GCD Calculator

The Greatest Common Divisor (GCD) — also called the Greatest Common Factor (GCF) or Highest Common Factor (HCF) — is the largest positive integer that divides all given numbers without a remainder. For example, GCD(48, 36) = 12 because 12 is the largest number that divides both 48 and 36 evenly. When the GCD of two numbers is 1, the numbers are called coprime or relatively prime — they share no common factors other than 1. Our GCD calculator computes the GCD of up to 10 integers using the Euclidean algorithm and shows every step of the calculation.

1. 1. Enter Your Integers: Type 2–10 positive integers separated by commas or spaces in the input field. Our GCD calculator accepts integers up to 1,000,000,000. Press Enter or click Calculate GCD to compute.
2. 2. Euclidean Algorithm Applied: The GCD calculator applies the Euclidean algorithm to each pair of numbers, recording every division step. For more than two numbers, it computes iteratively: GCD(a, b, c) = GCD(GCD(a, b), c). All processing happens locally in your browser — your data never leaves your device.
3. 3. Full Results Displayed: The GCD calculator shows the GCD value, prime factorizations of all inputs, all divisors of the GCD, and a complete step-by-step Euclidean algorithm table for each pair of numbers.

• The Algorithm: To find GCD(a, b) where a ≥ b: divide a by b to get quotient q and remainder r (a = b × q + r). Replace a with b and b with r. Repeat until r = 0. The last non-zero remainder is the GCD. This is one of the oldest algorithms in mathematics, described by Euclid around 300 BCE.
• Example — GCD(48, 36):
  Step 1: 48 = 36 × 1 + 12 (remainder 12)
  Step 2: 36 = 12 × 3 + 0 (remainder 0)
  → GCD = 12 (the last non-zero remainder)
• Why It Works: The key insight is that GCD(a, b) = GCD(b, a mod b). Any common divisor of a and b also divides their difference and remainder, so the GCD is preserved at each step. The algorithm terminates because the remainder strictly decreases at each step.
• GCD and Prime Factorization: The GCD can also be found by taking the prime factorization of each number and multiplying the common prime factors with their minimum exponents. For example, 48 = 2⁴ × 3 and 36 = 2² × 3², so GCD = 2² × 3 = 12. Our GCD calculator shows both methods.

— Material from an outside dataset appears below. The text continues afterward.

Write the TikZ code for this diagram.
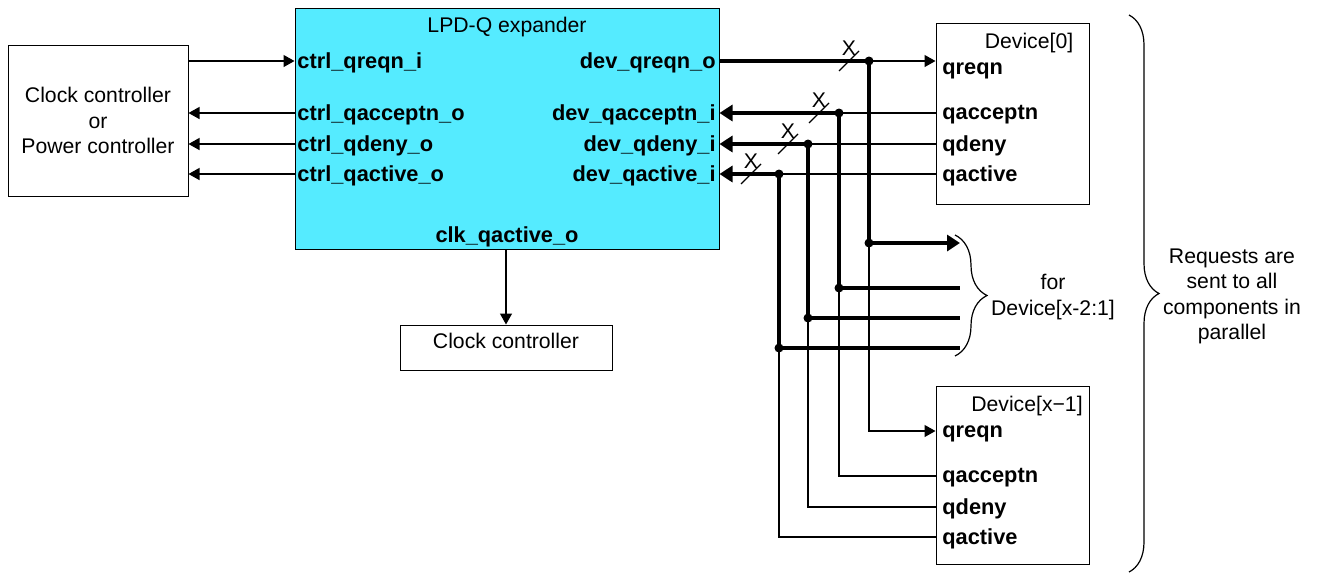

• GCD × LCM = a × b: For any two positive integers a and b, GCD(a, b) × LCM(a, b) = a × b. This relationship lets you compute the LCM once you know the GCD.
• Coprime numbers:If GCD(a, b) = 1, then a and b are coprime. Consecutive integers are always coprime. Prime numbers are coprime with any number they don't divide.
• GCD(a, 0) = a: The GCD of any number and 0 is the number itself. This is the base case of the Euclidean algorithm.
• Bézout's Identity: For any integers a and b, there exist integers x and y such that ax + by = GCD(a, b). This is the foundation of the Extended Euclidean Algorithm used in cryptography.